Government Gazette; Staatskoerant;
- Government Gazette 17737 from 1997, which states President Nelson Mandela promulgating when the Constitution of South Africa came into effect.
- Publisher: Government Printing Works
- Founded: 16 August 1800; 225 years ago As the Kaapsche Stads courant en Afrikaansche berigter or The Cape Town Gazette and African Advertiser
- Headquarters: 149 Bosman Street, Pretoria
- Country: South Africa
- Website: www.gpwonline.co.za/GPWGazettes.htm

= Government Gazette of South Africa =

Official publication of the government of South Africa

The Government Gazette (Staatskoerant) is the gazette of record of South Africa. It is the "official organ of Government". The Government Gazette is used by the government as an official way of communicating to the general public.

==Published material==

The Gazette includes proclamations by the President as well as both general and government notices made by its various departments.
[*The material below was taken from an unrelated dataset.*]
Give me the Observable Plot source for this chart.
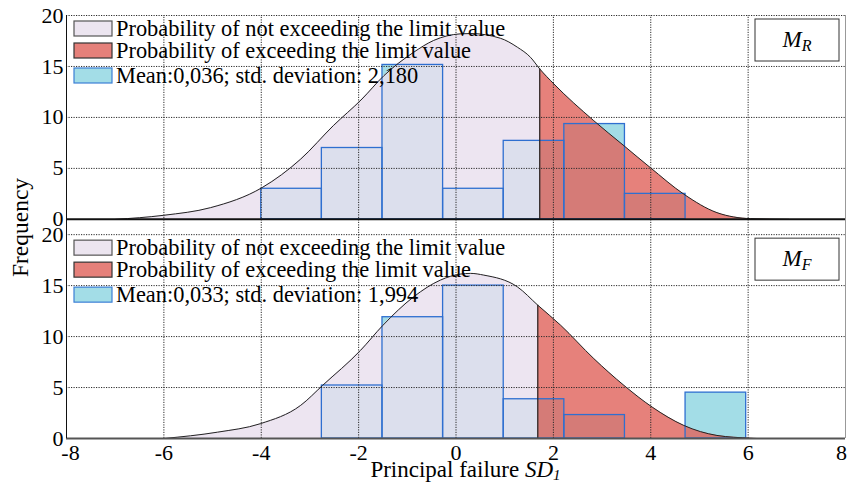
<!DOCTYPE html>
<html><head><meta charset="utf-8">
<script src="https://cdn.jsdelivr.net/npm/d3@7"></script>
<script src="https://cdn.jsdelivr.net/npm/@observablehq/plot@0.6"></script>
<style>
body{margin:0;background:#fff;}
#chart{width:847px;height:484px;overflow:hidden;}
#chart svg, #chart svg text { font-family: "Liberation Serif", "Times New Roman", Times, "DejaVu Serif", serif !important; }
</style></head><body><div id="chart"></div>
<script>
// ---- data ----
const binEdges = [-4, -2.755, -1.51, -0.265, 0.98, 2.225, 3.47, 4.715, 5.96];
const countsR = [3.0, 7.0, 15.15, 3.0, 7.7, 9.35, 2.5, 0];
const countsF = [0, 5.2, 11.9, 15.0, 3.85, 2.3, 0, 4.5];

const curveRx = [-6.99, -6.0, -5.04, -3.98, -3.19, -2.52, -1.93, -1.48, -0.87, -0.46, 0.09, 0.30, 0.91, 1.26, 1.53, 1.72, 2.01, 2.83, 3.45, 3.99, 4.68, 5.36, 6.05, 6.83];
const curveRy = [0, 0.4, 1.15, 3.12, 5.91, 9.19, 11.81, 14.1, 16.39, 17.55, 18.2, 18.23, 17.77, 16.89, 15.9, 14.76, 13.29, 9.68, 7.22, 5.08, 2.47, 0.66, 0.07, 0];
const curveFx = [-6.0, -4.90, -4.02, -3.19, -2.74, -1.96, -1.50, -0.87, -0.32, 0.09, 0.30, 0.57, 1.26, 1.68, 2.15, 2.83, 3.45, 4.03, 4.68, 5.36, 6.05, 6.18];
const curveFy = [0, 0.62, 1.45, 3.25, 5.21, 8.65, 11.11, 13.9, 15.54, 16.13, 16.2, 16.03, 14.88, 13.08, 11.11, 7.84, 5.21, 3.08, 1.28, 0.3, 0.03, 0];

const limitR = 1.72;
const limitF = 1.68;

const legendLabels = ["Probability of not exceeding the limit value", "Probability of exceeding the limit value"];
const statsR = "Mean:0,036; std. deviation: 2,180";
const statsF = "Mean:0,033; std. deviation: 1,994";
const panelSubs = ["R", "F"];

const xTicks = [-8, -6, -4, -2, 0, 2, 4, 6, 8];
const xGrid = [-6, -4, -2, 0, 2, 4, 6];
const yTicks = [0, 5, 10, 15, 20];
const yGrid = [5, 10, 15, 20];

// ---- layout of the two stacked panels on one y scale ----
const OFF_R = 21.5;   // top panel (M_R) baseline, in frequency units
const OFF_F = 0;      // bottom panel (M_F)
const panels = [
  {key: "R", off: OFF_R, counts: countsR, cx: curveRx, cy: curveRy, limit: limitR, stats: statsR, sub: panelSubs[0]},
  {key: "F", off: OFF_F, counts: countsF, cx: curveFx, cy: curveFy, limit: limitF, stats: statsF, sub: panelSubs[1]}
];

const bars = [], curvePts = [], limits = [], hGrid = [], yTickPos = [];
for (const p of panels) {
  p.counts.forEach((c, i) => {
    if (c > 0) bars.push({x1: binEdges[i], x2: binEdges[i + 1], y1: p.off, y2: p.off + c});
  });
  p.cx.forEach((x, i) => curvePts.push({panel: p.key, x, base: p.off, y: p.off + p.cy[i], limit: p.limit}));
  const li = p.cx.indexOf(p.limit);
  limits.push({x: p.limit, y1: p.off, y2: p.off + p.cy[li]});
  yGrid.forEach(v => hGrid.push(p.off + v));
  yTicks.forEach(v => yTickPos.push({pos: p.off + v, label: v}));
}
const pink = curvePts.filter(d => d.x <= d.limit);
const red = curvePts.filter(d => d.x >= d.limit);
const tickLabel = new Map(yTickPos.map(d => [d.pos, String(d.label)]));

const font = '"Liberation Serif", "Times New Roman", Times, "DejaVu Serif", serif';
const dotted = {stroke: "#2a2a2a", strokeWidth: 1, strokeDasharray: "1.2,1.3"};
const xAxisOpts = {tickSize: 0, tickPadding: 6, tickFormat: d => String(d), fontSize: 22, label: null};

const plot = Plot.plot({
  width: 847,
  height: 484,
  marginLeft: 66,
  marginRight: 2,
  marginTop: 15,
  marginBottom: 46,
  style: {fontFamily: font, fontSize: "22px", background: "white", overflow: "visible"},
  x: {domain: [-8, 8], label: null},
  y: {domain: [0, OFF_R + 20], label: null},
  marks: [
    Plot.rect(bars, {x1: "x1", x2: "x2", y1: "y1", y2: "y2", fill: "#a3dde7"}),
    Plot.areaY(pink, {x: "x", y1: "base", y2: "y", z: "panel", fill: "#e9dfee", fillOpacity: 0.82, curve: "monotone-x"}),
    Plot.areaY(red, {x: "x", y1: "base", y2: "y", z: "panel", fill: "#e0655e", fillOpacity: 0.82, curve: "monotone-x"}),
    Plot.rect(bars, {x1: "x1", x2: "x2", y1: "y1", y2: "y2", fill: "none", stroke: "#2f6fd0", strokeWidth: 1.3}),
    Plot.line(curvePts, {x: "x", y: "y", z: "panel", stroke: "#222", strokeWidth: 1, curve: "monotone-x"}),
    Plot.ruleX(limits, {x: "x", y1: "y1", y2: "y2", stroke: "#222", strokeWidth: 1.2}),
    Plot.ruleX(xGrid, {y1: 0, y2: OFF_R + 20, ...dotted}),
    Plot.ruleY(hGrid, dotted),
    Plot.ruleY([OFF_R], {stroke: "#111", strokeWidth: 2}),
    Plot.ruleY([OFF_F], {stroke: "#555", strokeWidth: 2}),
    Plot.ruleX([-8], {y1: 0, y2: OFF_R + 20, stroke: "#111", strokeWidth: 1}),
    Plot.ruleX([8], {y1: 0, y2: OFF_R + 20, stroke: "#999", strokeWidth: 1}),
    Plot.axisX(xTicks.slice(1, -1), xAxisOpts),
    Plot.axisX(xTicks.slice(0, 1), {...xAxisOpts, dx: 4}),
    Plot.axisX(xTicks.slice(-1), {...xAxisOpts, dx: -4}),
    Plot.axisY(yTickPos.map(d => d.pos), {tickSize: 0, tickPadding: 3, tickFormat: d => tickLabel.get(d), fontSize: 22, label: null})
  ]
});
document.getElementById("chart").appendChild(plot);

// ---- legends, panel tags, axis titles ----
const svg = d3.select(plot);
const xs = plot.scale("x"), ys = plot.scale("y");
const x0 = xs.apply(-8), x1 = xs.apply(8);
const g = svg.append("g").attr("font-family", font).attr("text-anchor", "start").style("font-family", font);

function txt(sel) { return sel.style("font-family", font); }

for (const p of panels) {
  const top = ys.apply(p.off + 20);
  const rows = [
    {label: legendLabels[0], fill: "#ece5f0", stroke: "#555"},
    {label: legendLabels[1], fill: "#e5807a", stroke: "#333"},
    {label: p.stats, fill: "#a3dde7", stroke: "#3b7fd6"}
  ];
  const base = [21, 43, 68];
  rows.forEach((r, i) => {
    const by = top + base[i];
    g.append("rect").attr("x", x0 + 8).attr("y", by - 15).attr("width", 38).attr("height", 15)
      .attr("fill", r.fill).attr("stroke", r.stroke).attr("stroke-width", 1.2);
    txt(g.append("text")).attr("x", x0 + 50).attr("y", by).attr("text-anchor", "start")
      .attr("font-size", 22.4).attr("fill", "#000").text(r.label);
  });
  // panel tag box
  const bx = x1 - 90, bw = 84;
  g.append("rect").attr("x", bx).attr("y", top + 4).attr("width", bw).attr("height", 42)
    .attr("fill", "white").attr("stroke", "#333").attr("stroke-width", 1);
  const t = txt(g.append("text")).attr("x", bx + bw / 2).attr("y", top + 31.5).attr("text-anchor", "middle")
    .attr("font-size", 23).attr("font-style", "italic");
  t.append("tspan").text("M");
  t.append("tspan").attr("font-size", 16).attr("dy", 4).text(p.sub);
}

// y-axis title
txt(g.append("text")).attr("transform", `translate(28,${(ys.apply(0) + ys.apply(OFF_R + 20)) / 2 + 1}) rotate(-90)`)
  .attr("text-anchor", "middle").attr("font-size", 23.5).text("Frequency");

// x-axis title
const xt = txt(g.append("text")).attr("x", (x0 + x1) / 2 + 10).attr("y", 477).attr("text-anchor", "middle").attr("font-size", 23);
xt.append("tspan").text("Principal failure ");
xt.append("tspan").attr("font-style", "italic").text("SD");
xt.append("tspan").attr("font-style", "italic").attr("font-size", 15).attr("dy", 3).text("1");
</script></body></html>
It publishes regulations and notices in terms of acts, changes of names, company registrations and deregistrations, financial statements, land restitution notices, liquor licence applications and transport permits. Board and legal notices are also published in the Gazette; these cover insolvencies, liquidation and estate notices. Note that certain publishers such as Juta and Butterworths publish legislation in South Africa.

==Location==
The current location of the government printing works is 149 Bosman Street, Pretoria, South Africa.